-- start --

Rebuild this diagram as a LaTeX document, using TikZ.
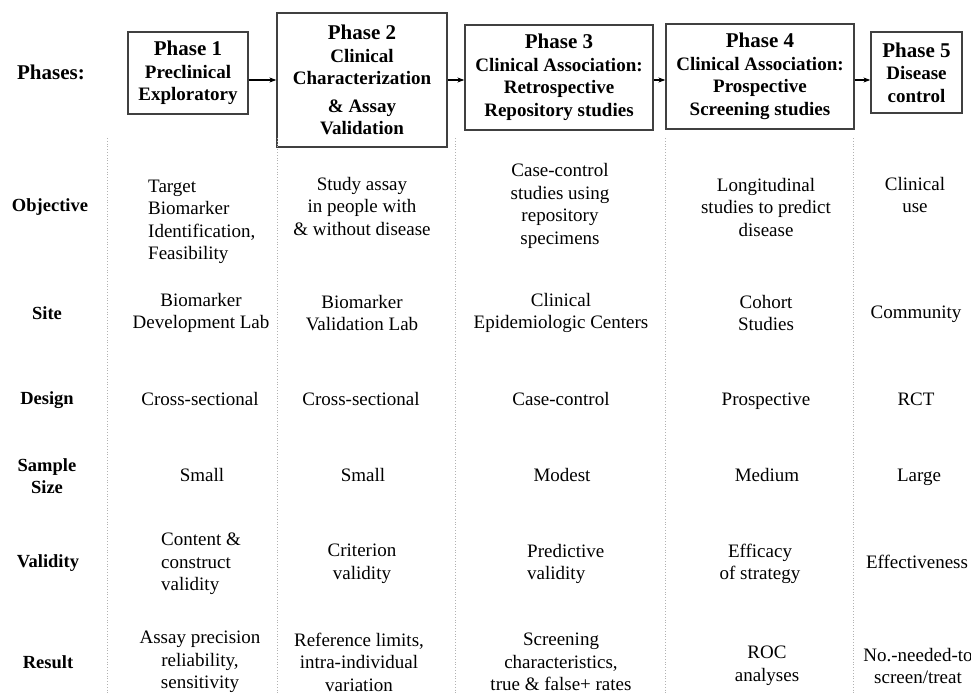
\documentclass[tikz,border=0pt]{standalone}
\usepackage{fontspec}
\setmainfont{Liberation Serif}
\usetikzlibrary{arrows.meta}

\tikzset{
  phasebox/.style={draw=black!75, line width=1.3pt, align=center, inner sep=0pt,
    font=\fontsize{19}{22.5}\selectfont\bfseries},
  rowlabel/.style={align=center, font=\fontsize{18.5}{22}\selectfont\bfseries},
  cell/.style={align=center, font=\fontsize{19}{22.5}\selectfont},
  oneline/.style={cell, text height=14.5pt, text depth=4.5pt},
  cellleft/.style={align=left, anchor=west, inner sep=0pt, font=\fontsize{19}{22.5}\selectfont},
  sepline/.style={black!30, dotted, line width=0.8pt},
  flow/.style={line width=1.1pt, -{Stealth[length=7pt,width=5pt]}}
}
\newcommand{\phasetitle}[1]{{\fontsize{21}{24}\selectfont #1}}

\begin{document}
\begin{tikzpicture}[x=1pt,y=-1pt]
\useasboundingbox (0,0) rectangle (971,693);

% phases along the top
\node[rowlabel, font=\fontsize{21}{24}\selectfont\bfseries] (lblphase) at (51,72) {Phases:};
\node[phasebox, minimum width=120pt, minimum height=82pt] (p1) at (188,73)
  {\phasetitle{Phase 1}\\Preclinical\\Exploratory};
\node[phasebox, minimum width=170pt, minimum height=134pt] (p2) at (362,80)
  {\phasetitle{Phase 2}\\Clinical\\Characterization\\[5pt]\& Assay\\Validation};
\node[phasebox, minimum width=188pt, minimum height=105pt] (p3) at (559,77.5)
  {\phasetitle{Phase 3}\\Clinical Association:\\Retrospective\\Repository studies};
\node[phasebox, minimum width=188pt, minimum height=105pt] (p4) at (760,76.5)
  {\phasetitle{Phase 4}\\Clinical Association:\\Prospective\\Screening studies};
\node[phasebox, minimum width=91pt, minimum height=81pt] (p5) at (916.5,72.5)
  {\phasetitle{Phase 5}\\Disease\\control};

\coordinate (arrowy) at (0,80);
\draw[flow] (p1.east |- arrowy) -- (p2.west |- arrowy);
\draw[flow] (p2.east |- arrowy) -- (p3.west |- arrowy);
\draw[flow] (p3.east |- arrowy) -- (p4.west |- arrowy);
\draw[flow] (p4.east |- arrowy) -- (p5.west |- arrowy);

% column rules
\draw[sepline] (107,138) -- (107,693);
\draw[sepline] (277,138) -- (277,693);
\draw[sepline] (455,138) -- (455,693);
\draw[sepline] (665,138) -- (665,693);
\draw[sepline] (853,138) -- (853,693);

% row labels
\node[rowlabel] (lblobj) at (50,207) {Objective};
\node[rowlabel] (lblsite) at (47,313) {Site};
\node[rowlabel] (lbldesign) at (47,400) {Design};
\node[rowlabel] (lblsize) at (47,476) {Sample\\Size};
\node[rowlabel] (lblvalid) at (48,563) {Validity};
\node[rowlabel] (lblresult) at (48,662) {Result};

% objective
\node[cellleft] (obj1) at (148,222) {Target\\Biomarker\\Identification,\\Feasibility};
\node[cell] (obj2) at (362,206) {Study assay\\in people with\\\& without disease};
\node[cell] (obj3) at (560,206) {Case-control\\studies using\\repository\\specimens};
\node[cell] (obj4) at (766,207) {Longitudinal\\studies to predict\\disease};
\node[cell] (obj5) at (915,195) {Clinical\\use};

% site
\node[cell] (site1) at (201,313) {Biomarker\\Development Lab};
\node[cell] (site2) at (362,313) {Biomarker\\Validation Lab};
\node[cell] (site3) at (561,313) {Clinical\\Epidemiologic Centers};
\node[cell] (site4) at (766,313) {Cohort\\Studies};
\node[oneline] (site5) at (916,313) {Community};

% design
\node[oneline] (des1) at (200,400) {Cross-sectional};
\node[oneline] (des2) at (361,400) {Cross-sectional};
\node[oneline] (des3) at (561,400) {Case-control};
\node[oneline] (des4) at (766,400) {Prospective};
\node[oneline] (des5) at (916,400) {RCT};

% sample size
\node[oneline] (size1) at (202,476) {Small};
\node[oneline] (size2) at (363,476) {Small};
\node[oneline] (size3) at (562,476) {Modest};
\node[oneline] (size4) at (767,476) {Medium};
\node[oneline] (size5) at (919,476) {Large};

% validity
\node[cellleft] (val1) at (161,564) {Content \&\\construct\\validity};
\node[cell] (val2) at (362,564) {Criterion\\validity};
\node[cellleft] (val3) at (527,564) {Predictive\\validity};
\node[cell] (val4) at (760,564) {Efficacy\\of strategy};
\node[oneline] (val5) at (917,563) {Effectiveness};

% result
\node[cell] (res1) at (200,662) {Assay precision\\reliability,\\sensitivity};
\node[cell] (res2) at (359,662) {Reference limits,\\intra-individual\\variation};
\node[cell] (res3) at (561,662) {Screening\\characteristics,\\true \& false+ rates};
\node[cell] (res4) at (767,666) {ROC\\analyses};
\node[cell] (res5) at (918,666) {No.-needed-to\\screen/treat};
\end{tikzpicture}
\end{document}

-- end --

* **What the task asks**: From the first line above to the line containing "(0,0) rectangle (971,693);", repeat each line exactly. Pictures stay out.

* **Task solution**:
Rebuild this diagram as a LaTeX document, using TikZ.
\documentclass[tikz,border=0pt]{standalone}
\usepackage{fontspec}
\setmainfont{Liberation Serif}
\usetikzlibrary{arrows.meta}

\tikzset{
  phasebox/.style={draw=black!75, line width=1.3pt, align=center, inner sep=0pt,
    font=\fontsize{19}{22.5}\selectfont\bfseries},
  rowlabel/.style={align=center, font=\fontsize{18.5}{22}\selectfont\bfseries},
  cell/.style={align=center, font=\fontsize{19}{22.5}\selectfont},
  oneline/.style={cell, text height=14.5pt, text depth=4.5pt},
  cellleft/.style={align=left, anchor=west, inner sep=0pt, font=\fontsize{19}{22.5}\selectfont},
  sepline/.style={black!30, dotted, line width=0.8pt},
  flow/.style={line width=1.1pt, -{Stealth[length=7pt,width=5pt]}}
}
\newcommand{\phasetitle}[1]{{\fontsize{21}{24}\selectfont #1}}

\begin{document}
\begin{tikzpicture}[x=1pt,y=-1pt]
\useasboundingbox (0,0) rectangle (971,693);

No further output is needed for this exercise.